Task goal - Return each line of the data below verbatim; pictures are to be left out.

Given data -
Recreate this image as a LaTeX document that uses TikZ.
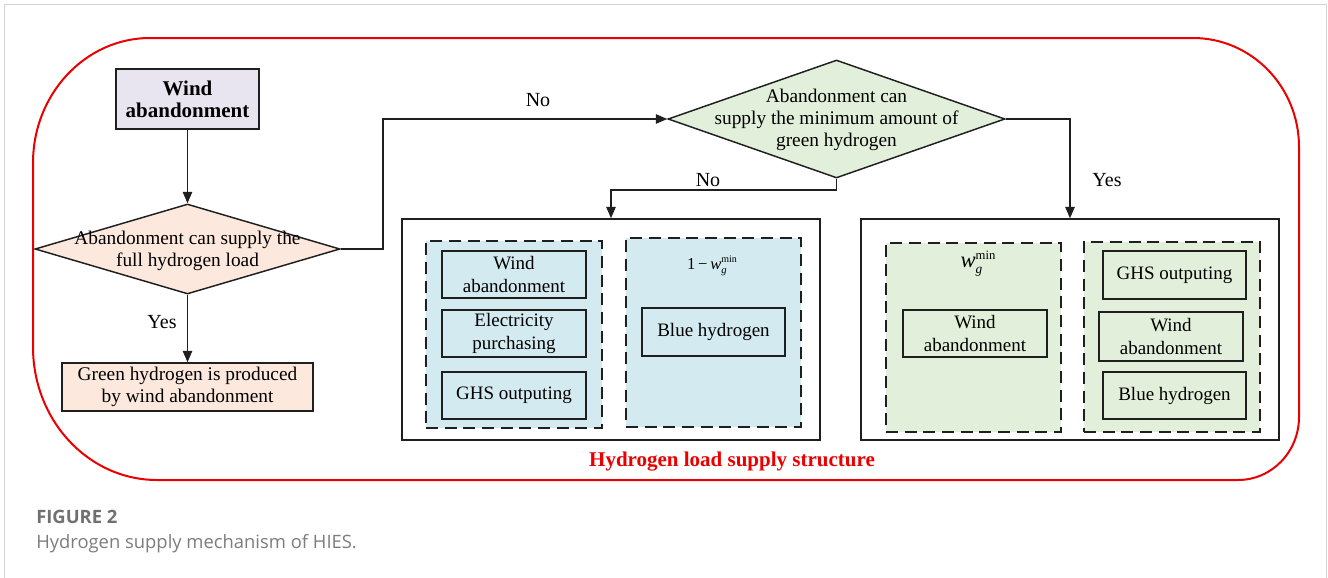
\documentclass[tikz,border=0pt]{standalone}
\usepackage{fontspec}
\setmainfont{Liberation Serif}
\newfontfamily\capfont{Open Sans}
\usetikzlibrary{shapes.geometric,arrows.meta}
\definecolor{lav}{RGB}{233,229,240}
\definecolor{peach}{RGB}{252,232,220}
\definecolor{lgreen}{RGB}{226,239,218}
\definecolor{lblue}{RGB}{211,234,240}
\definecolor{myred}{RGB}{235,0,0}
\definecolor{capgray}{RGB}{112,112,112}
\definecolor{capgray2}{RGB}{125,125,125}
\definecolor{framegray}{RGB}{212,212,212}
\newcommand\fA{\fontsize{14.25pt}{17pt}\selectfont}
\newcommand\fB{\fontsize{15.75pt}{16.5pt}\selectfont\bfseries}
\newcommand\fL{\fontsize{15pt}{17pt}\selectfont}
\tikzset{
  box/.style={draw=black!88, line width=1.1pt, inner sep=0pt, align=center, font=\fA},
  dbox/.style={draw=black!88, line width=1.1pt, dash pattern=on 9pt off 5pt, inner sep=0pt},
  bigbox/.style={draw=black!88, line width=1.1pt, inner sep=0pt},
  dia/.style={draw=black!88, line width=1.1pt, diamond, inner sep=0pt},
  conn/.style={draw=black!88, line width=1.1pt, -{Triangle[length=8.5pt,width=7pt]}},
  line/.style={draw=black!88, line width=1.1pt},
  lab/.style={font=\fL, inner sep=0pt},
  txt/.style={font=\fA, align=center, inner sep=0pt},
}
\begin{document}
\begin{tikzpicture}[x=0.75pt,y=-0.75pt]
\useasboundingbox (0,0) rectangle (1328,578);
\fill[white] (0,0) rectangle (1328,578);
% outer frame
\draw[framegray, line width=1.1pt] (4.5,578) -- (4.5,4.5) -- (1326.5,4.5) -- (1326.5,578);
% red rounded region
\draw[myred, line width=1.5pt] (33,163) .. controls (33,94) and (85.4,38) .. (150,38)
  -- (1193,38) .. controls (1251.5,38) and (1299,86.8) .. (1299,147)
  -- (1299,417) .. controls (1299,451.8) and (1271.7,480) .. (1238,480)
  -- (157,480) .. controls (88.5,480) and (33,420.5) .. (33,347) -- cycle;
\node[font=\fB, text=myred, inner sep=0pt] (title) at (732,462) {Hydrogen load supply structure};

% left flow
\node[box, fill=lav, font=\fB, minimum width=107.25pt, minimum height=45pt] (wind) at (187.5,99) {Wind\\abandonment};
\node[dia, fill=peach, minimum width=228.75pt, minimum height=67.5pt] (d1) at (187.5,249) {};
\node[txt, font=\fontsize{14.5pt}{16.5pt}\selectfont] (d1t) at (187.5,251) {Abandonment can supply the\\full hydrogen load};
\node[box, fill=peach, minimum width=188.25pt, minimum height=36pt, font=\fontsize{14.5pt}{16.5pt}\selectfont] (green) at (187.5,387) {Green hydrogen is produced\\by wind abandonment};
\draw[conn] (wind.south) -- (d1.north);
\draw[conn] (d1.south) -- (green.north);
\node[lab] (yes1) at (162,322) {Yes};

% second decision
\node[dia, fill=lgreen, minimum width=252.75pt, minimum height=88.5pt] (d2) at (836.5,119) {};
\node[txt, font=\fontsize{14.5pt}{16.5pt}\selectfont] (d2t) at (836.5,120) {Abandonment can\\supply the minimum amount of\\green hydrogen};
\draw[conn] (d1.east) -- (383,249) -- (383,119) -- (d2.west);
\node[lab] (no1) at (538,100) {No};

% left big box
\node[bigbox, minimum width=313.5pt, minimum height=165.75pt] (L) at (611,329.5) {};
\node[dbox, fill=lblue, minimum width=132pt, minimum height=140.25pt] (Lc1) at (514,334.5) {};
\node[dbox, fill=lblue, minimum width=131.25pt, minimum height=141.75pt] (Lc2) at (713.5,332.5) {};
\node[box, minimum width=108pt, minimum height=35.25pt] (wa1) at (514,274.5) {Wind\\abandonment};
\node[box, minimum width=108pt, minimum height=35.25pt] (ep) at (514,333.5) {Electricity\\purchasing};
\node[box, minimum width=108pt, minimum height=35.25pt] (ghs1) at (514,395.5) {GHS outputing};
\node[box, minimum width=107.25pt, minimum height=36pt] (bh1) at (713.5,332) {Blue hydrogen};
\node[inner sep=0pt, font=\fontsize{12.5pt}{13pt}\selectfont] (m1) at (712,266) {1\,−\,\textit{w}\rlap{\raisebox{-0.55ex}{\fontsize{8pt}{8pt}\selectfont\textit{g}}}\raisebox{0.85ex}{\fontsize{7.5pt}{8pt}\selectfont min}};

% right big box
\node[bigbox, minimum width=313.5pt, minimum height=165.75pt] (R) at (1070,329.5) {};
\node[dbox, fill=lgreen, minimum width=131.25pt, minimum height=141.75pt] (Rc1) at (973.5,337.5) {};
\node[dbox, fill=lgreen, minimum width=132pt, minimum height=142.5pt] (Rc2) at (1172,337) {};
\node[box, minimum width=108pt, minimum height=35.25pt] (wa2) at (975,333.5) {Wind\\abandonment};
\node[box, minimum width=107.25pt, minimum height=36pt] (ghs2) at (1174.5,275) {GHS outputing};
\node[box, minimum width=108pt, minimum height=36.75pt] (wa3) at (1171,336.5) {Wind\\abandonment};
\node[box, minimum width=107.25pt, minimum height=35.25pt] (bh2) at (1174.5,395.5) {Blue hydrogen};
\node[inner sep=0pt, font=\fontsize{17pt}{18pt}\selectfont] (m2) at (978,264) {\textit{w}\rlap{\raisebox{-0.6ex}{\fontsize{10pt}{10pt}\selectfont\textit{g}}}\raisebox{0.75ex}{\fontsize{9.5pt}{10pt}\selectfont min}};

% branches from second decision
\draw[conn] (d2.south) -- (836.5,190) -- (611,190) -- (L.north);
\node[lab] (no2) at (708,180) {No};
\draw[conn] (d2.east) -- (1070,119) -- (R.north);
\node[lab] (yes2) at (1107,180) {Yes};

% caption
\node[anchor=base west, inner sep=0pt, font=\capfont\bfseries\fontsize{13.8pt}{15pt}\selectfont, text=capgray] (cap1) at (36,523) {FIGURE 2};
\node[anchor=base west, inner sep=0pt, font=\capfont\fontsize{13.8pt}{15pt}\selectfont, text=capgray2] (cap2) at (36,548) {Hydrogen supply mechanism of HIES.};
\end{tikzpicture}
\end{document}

Full solution -
Recreate this image as a LaTeX document that uses TikZ.
\documentclass[tikz,border=0pt]{standalone}
\usepackage{fontspec}
\setmainfont{Liberation Serif}
\newfontfamily\capfont{Open Sans}
\usetikzlibrary{shapes.geometric,arrows.meta}
\definecolor{lav}{RGB}{233,229,240}
\definecolor{peach}{RGB}{252,232,220}
\definecolor{lgreen}{RGB}{226,239,218}
\definecolor{lblue}{RGB}{211,234,240}
\definecolor{myred}{RGB}{235,0,0}
\definecolor{capgray}{RGB}{112,112,112}
\definecolor{capgray2}{RGB}{125,125,125}
\definecolor{framegray}{RGB}{212,212,212}
\newcommand\fA{\fontsize{14.25pt}{17pt}\selectfont}
\newcommand\fB{\fontsize{15.75pt}{16.5pt}\selectfont\bfseries}
\newcommand\fL{\fontsize{15pt}{17pt}\selectfont}
\tikzset{
  box/.style={draw=black!88, line width=1.1pt, inner sep=0pt, align=center, font=\fA},
  dbox/.style={draw=black!88, line width=1.1pt, dash pattern=on 9pt off 5pt, inner sep=0pt},
  bigbox/.style={draw=black!88, line width=1.1pt, inner sep=0pt},
  dia/.style={draw=black!88, line width=1.1pt, diamond, inner sep=0pt},
  conn/.style={draw=black!88, line width=1.1pt, -{Triangle[length=8.5pt,width=7pt]}},
  line/.style={draw=black!88, line width=1.1pt},
  lab/.style={font=\fL, inner sep=0pt},
  txt/.style={font=\fA, align=center, inner sep=0pt},
}
\begin{document}
\begin{tikzpicture}[x=0.75pt,y=-0.75pt]
\useasboundingbox (0,0) rectangle (1328,578);
\fill[white] (0,0) rectangle (1328,578);
% outer frame
\draw[framegray, line width=1.1pt] (4.5,578) -- (4.5,4.5) -- (1326.5,4.5) -- (1326.5,578);
% red rounded region
\draw[myred, line width=1.5pt] (33,163) .. controls (33,94) and (85.4,38) .. (150,38)
  -- (1193,38) .. controls (1251.5,38) and (1299,86.8) .. (1299,147)
  -- (1299,417) .. controls (1299,451.8) and (1271.7,480) .. (1238,480)
  -- (157,480) .. controls (88.5,480) and (33,420.5) .. (33,347) -- cycle;
\node[font=\fB, text=myred, inner sep=0pt] (title) at (732,462) {Hydrogen load supply structure};

% left flow
\node[box, fill=lav, font=\fB, minimum width=107.25pt, minimum height=45pt] (wind) at (187.5,99) {Wind\\abandonment};
\node[dia, fill=peach, minimum width=228.75pt, minimum height=67.5pt] (d1) at (187.5,249) {};
\node[txt, font=\fontsize{14.5pt}{16.5pt}\selectfont] (d1t) at (187.5,251) {Abandonment can supply the\\full hydrogen load};
\node[box, fill=peach, minimum width=188.25pt, minimum height=36pt, font=\fontsize{14.5pt}{16.5pt}\selectfont] (green) at (187.5,387) {Green hydrogen is produced\\by wind abandonment};
\draw[conn] (wind.south) -- (d1.north);
\draw[conn] (d1.south) -- (green.north);
\node[lab] (yes1) at (162,322) {Yes};

% second decision
\node[dia, fill=lgreen, minimum width=252.75pt, minimum height=88.5pt] (d2) at (836.5,119) {};
\node[txt, font=\fontsize{14.5pt}{16.5pt}\selectfont] (d2t) at (836.5,120) {Abandonment can\\supply the minimum amount of\\green hydrogen};
\draw[conn] (d1.east) -- (383,249) -- (383,119) -- (d2.west);
\node[lab] (no1) at (538,100) {No};

% left big box
\node[bigbox, minimum width=313.5pt, minimum height=165.75pt] (L) at (611,329.5) {};
\node[dbox, fill=lblue, minimum width=132pt, minimum height=140.25pt] (Lc1) at (514,334.5) {};
\node[dbox, fill=lblue, minimum width=131.25pt, minimum height=141.75pt] (Lc2) at (713.5,332.5) {};
\node[box, minimum width=108pt, minimum height=35.25pt] (wa1) at (514,274.5) {Wind\\abandonment};
\node[box, minimum width=108pt, minimum height=35.25pt] (ep) at (514,333.5) {Electricity\\purchasing};
\node[box, minimum width=108pt, minimum height=35.25pt] (ghs1) at (514,395.5) {GHS outputing};
\node[box, minimum width=107.25pt, minimum height=36pt] (bh1) at (713.5,332) {Blue hydrogen};
\node[inner sep=0pt, font=\fontsize{12.5pt}{13pt}\selectfont] (m1) at (712,266) {1\,−\,\textit{w}\rlap{\raisebox{-0.55ex}{\fontsize{8pt}{8pt}\selectfont\textit{g}}}\raisebox{0.85ex}{\fontsize{7.5pt}{8pt}\selectfont min}};

% right big box
\node[bigbox, minimum width=313.5pt, minimum height=165.75pt] (R) at (1070,329.5) {};
\node[dbox, fill=lgreen, minimum width=131.25pt, minimum height=141.75pt] (Rc1) at (973.5,337.5) {};
\node[dbox, fill=lgreen, minimum width=132pt, minimum height=142.5pt] (Rc2) at (1172,337) {};
\node[box, minimum width=108pt, minimum height=35.25pt] (wa2) at (975,333.5) {Wind\\abandonment};
\node[box, minimum width=107.25pt, minimum height=36pt] (ghs2) at (1174.5,275) {GHS outputing};
\node[box, minimum width=108pt, minimum height=36.75pt] (wa3) at (1171,336.5) {Wind\\abandonment};
\node[box, minimum width=107.25pt, minimum height=35.25pt] (bh2) at (1174.5,395.5) {Blue hydrogen};
\node[inner sep=0pt, font=\fontsize{17pt}{18pt}\selectfont] (m2) at (978,264) {\textit{w}\rlap{\raisebox{-0.6ex}{\fontsize{10pt}{10pt}\selectfont\textit{g}}}\raisebox{0.75ex}{\fontsize{9.5pt}{10pt}\selectfont min}};

% branches from second decision
\draw[conn] (d2.south) -- (836.5,190) -- (611,190) -- (L.north);
\node[lab] (no2) at (708,180) {No};
\draw[conn] (d2.east) -- (1070,119) -- (R.north);
\node[lab] (yes2) at (1107,180) {Yes};

% caption
\node[anchor=base west, inner sep=0pt, font=\capfont\bfseries\fontsize{13.8pt}{15pt}\selectfont, text=capgray] (cap1) at (36,523) {FIGURE 2};
\node[anchor=base west, inner sep=0pt, font=\capfont\fontsize{13.8pt}{15pt}\selectfont, text=capgray2] (cap2) at (36,548) {Hydrogen supply mechanism of HIES.};
\end{tikzpicture}
\end{document}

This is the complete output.